There it is.
Death. The big one. The one we brush under the rug, or run away from, or bury our heads in the sand over.
I can remember absolutely the day I thought this will kill me. I was in an appointment with my regular GP. We’d just started to go through the process of getting ready to go on interferon/riba. It was in December 2012. I was expressing my anxieties and concerns. She said, quite bluntly “Well if this doesn’t work there’s always the liver transplant list.”
I beg your pardon? Liver transplant list? How sick do you people think I am? The answer was:
Very sick and likely to get sicker.
I didn’t feel sick. I didn’t look sick. I didn’t act sick. I couldn’t possibly be sick. Over the next few months I was bombarded with words that terrified me: HCC, liver cancer, liver failure, chronic, degenerative ... it went on and on.
I remember waking up at 2 in the morning struggling to breathe. Bursting into tears on my way to work. Crying at work. Shaking. Unable to think, unable to function, unable to cope.
Because it’s not meant to be like this, right?
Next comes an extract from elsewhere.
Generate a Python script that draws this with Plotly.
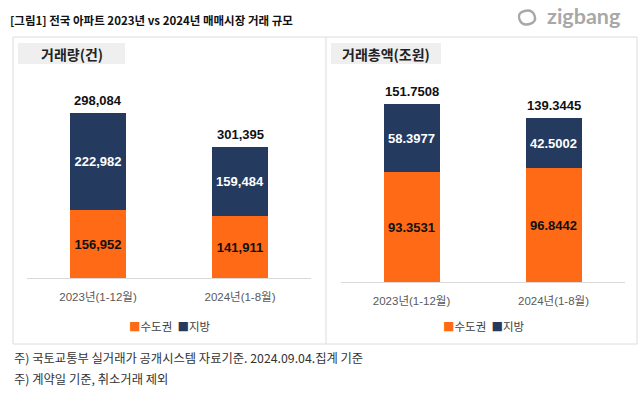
import plotly.graph_objects as go

W, H = 643, 393

# ---- data ----
categories = ["2023년(1-12월)", "2024년(1-8월)"]
series_names = ["수도권", "지방"]
volume_capital = [156952, 141911]
volume_local = [222982, 159484]
volume_total_labels = ["298,084", "301,395"]
amount_capital = [93.3531, 96.8442]
amount_local = [58.3977, 42.5002]
amount_total_labels = ["151.7508", "139.3445"]

ORANGE = "#FF6A17"
NAVY = "#243B5F"
KR = "Noto Sans CJK KR"
NUM = "Liberation Sans, Noto Sans CJK KR"


def px(x):
    return x / W


def py(y):
    return 1 - y / H


fig = go.Figure()

for xa, ya, cap, loc in [("x", "y", volume_capital, volume_local),
                         ("x2", "y2", amount_capital, amount_local)]:
    fmt = "%{y:,}" if xa == "x" else "%{y:.4f}"
    fig.add_trace(go.Bar(
        x=categories, y=cap, name=series_names[0], xaxis=xa, yaxis=ya,
        marker=dict(color=ORANGE, line=dict(width=0)), width=0.395,
        texttemplate="<b>" + fmt + "</b>", textposition="inside",
        insidetextanchor="middle",
        textfont=dict(family=NUM, size=13, color="#111111"),
        showlegend=False, hoverinfo="skip"))
    fig.add_trace(go.Bar(
        x=categories, y=loc, name=series_names[1], xaxis=xa, yaxis=ya,
        marker=dict(color=NAVY, line=dict(width=0)), width=0.395,
        texttemplate="<b>" + fmt + "</b>", textposition="inside",
        insidetextanchor="middle",
        textfont=dict(family=NUM, size=13, color="#FFFFFF"),
        showlegend=False, hoverinfo="skip"))

annotations = []
# total labels above stacked bars
for xr, yr, cap, loc, labels in [("x", "y", volume_capital, volume_local, volume_total_labels),
                                 ("x2", "y2", amount_capital, amount_local, amount_total_labels)]:
    for c, a, b, t in zip(categories, cap, loc, labels):
        annotations.append(dict(
            x=c, y=a + b, xref=xr, yref=yr, text="<b>" + t + "</b>",
            showarrow=False, yanchor="bottom", yshift=3,
            font=dict(family=NUM, size=13, color="#111111")))

# title
annotations.append(dict(
    x=px(8), y=py(20), xref="paper", yref="paper", xanchor="left", yanchor="middle",
    text="<b>[그림1] 전국 아파트 2023년 vs 2024년 매매시장 거래 규모</b>",
    showarrow=False, font=dict(family=KR, size=11.5, color="#111111")))

# zigbang logo text
annotations.append(dict(
    x=px(545), y=py(16), xref="paper", yref="paper", xanchor="left", yanchor="middle",
    text="<b>zigbang</b>", showarrow=False,
    font=dict(family="Lato, Noto Sans", size=21.5, color="#A8A8A8")))

# panel headers
for cx, t in [(72, "거래량(건)"), (386, "거래총액(조원)")]:
    annotations.append(dict(
        x=px(cx), y=py(54), xref="paper", yref="paper", xanchor="center", yanchor="middle",
        text="<b>" + t + "</b>", showarrow=False,
        font=dict(family=KR, size=14, color="#222222")))

# legends
leg = ("<span style='color:%s'>■</span><span style='color:#404040'>%s</span>  "
       "<span style='color:%s'>■</span><span style='color:#404040'>%s</span>"
       % (ORANGE, series_names[0], NAVY, series_names[1]))
for cx in [170, 483]:
    annotations.append(dict(
        x=px(cx), y=py(326), xref="paper", yref="paper", xanchor="center", yanchor="middle",
        text=leg, showarrow=False, font=dict(family=KR, size=11.5, color="#404040")))

# footnotes
for yy, t in [(358, "주) 국토교통부 실거래가 공개시스템 자료기준. 2024.09.04.집계 기준"),
              (379, "주) 계약일 기준, 취소거래 제외")]:
    annotations.append(dict(
        x=px(12), y=py(yy), xref="paper", yref="paper", xanchor="left", yanchor="middle",
        text=t, showarrow=False, font=dict(family=KR, size=12.3, color="#333333")))


def icon_path():
    # rounded, tilted outline (logo glyph)
    pts = [(517, 13), (532, 9), (537, 22), (522, 26)]
    seg = []
    n = len(pts)
    mids = [((pts[i][0] + pts[(i + 1) % n][0]) / 2, (pts[i][1] + pts[(i + 1) % n][1]) / 2)
            for i in range(n)]
    seg.append("M %f %f" % (px(mids[-1][0]), py(mids[-1][1])))
    for i in range(n):
        cx, cy = pts[i]
        mx, my = mids[i]
        seg.append("Q %f %f %f %f" % (px(cx), py(cy), px(mx), py(my)))
    return " ".join(seg) + " Z"


shapes = [
    # outer panel box
    dict(type="rect", xref="paper", yref="paper", x0=px(13), x1=px(637), y0=py(344), y1=py(37),
         line=dict(color="#DCDCDC", width=1), fillcolor="rgba(0,0,0,0)", layer="below"),
    dict(type="line", xref="paper", yref="paper", x0=px(326), x1=px(326), y0=py(344), y1=py(37),
         line=dict(color="#DCDCDC", width=1)),
    # header boxes
    dict(type="rect", xref="paper", yref="paper", x0=px(18), x1=px(125), y0=py(64), y1=py(43),
         line=dict(width=0), fillcolor="#EFEFEF", layer="below"),
    dict(type="rect", xref="paper", yref="paper", x0=px(331), x1=px(441), y0=py(64), y1=py(43),
         line=dict(width=0), fillcolor="#EFEFEF", layer="below"),
    # zigbang icon
    dict(type="path", xref="paper", yref="paper", path=icon_path(),
         line=dict(color="#A8A8A8", width=2.4), fillcolor="rgba(0,0,0,0)"),
]

axis_common = dict(showgrid=False, zeroline=False, showline=True, linecolor="#D9D9D9",
                   linewidth=1, ticks="outside", ticklen=8, tickcolor="rgba(0,0,0,0)",
                   tickfont=dict(family=NUM, size=11.5, color="#595959"), fixedrange=True)
yaxis_common = dict(showgrid=False, zeroline=False, showline=False, showticklabels=False,
                    fixedrange=True)

fig.update_layout(
    width=W, height=H, margin=dict(l=0, r=0, t=0, b=0),
    paper_bgcolor="white", plot_bgcolor="rgba(0,0,0,0)",
    barmode="stack", bargap=0,
    uniformtext=dict(mode=False),
    xaxis=dict(domain=[px(27), px(311)], anchor="y", **axis_common),
    yaxis=dict(domain=[py(278), py(60)], range=[0, 218 * 2300], anchor="x", **yaxis_common),
    xaxis2=dict(domain=[px(340.5), px(624.5)], anchor="y2", **axis_common),
    yaxis2=dict(domain=[py(282), py(60)], range=[0, 222 * 0.852], anchor="x2", **yaxis_common),
    annotations=annotations, shapes=shapes, showlegend=False,
)

fig.write_html(
    "out.html",
    config={"displayModeBar": False},
    post_script="document.body.style.margin='0';document.body.style.padding='0';"
                "document.documentElement.style.overflow='hidden';",
)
We’re meant to slip off peacefully when we are old (but not yet a burden). We’re meant to have some control over this. We’re meant to outlive our parents. We’re not meant to die like this. Young. Perhaps with a young family. Still with so much to give, so much left undone.
I knew somehow I needed to make sense of all this. Or if making sense was not achievable, then I needed to at least reach some sort of detente. I just didn’t know how to make that happen.
I wish I could tell you what changed it all for me. When I think about that time, I think I scared myself so much that I realised I couldn’t keep living with that level of terror. I was more scared than at any other time in my life. I spent so much time thinking about dying, I forgot to focus on living.
So I made changes.
I made time for the things I love. I don’t put anything off. A play I want to see? I go. A band touring? Count me in. Out for dinner? Don’t mind if I do.
I learnt how to say “no”. Okay, I’m still learning that one, but I’m trying. No to the meaningless tasks. No to the interruptions. No to the negativity.
I maintain contact with my family and friends. They’re important. At the end of the day, they are always in your corner. Like Robert Frost says: “Home is the place where, when you have to go there, they have to take you in”.
I find joy in the small things. Rain on the roof. An unfurling rosebud. Water on a nasturtium leaf.
I make my own luck. I’m not prepared to abrogate responsibility for my life to someone else. If dice are going to be thrown, I’m going to be the one who throws them.
Sounds like I’m getting it all worked out, yeah? Not so much. I’m trying, but I’m not there yet. I’m still scared of dying. I still worry that I won’t be cured. I still worry that this will kill me. I worry about leaving my children without parents.
But I’m not going to let fear paralyze me. And if I can maintain this approach no matter what I’ll be really proud. Of me.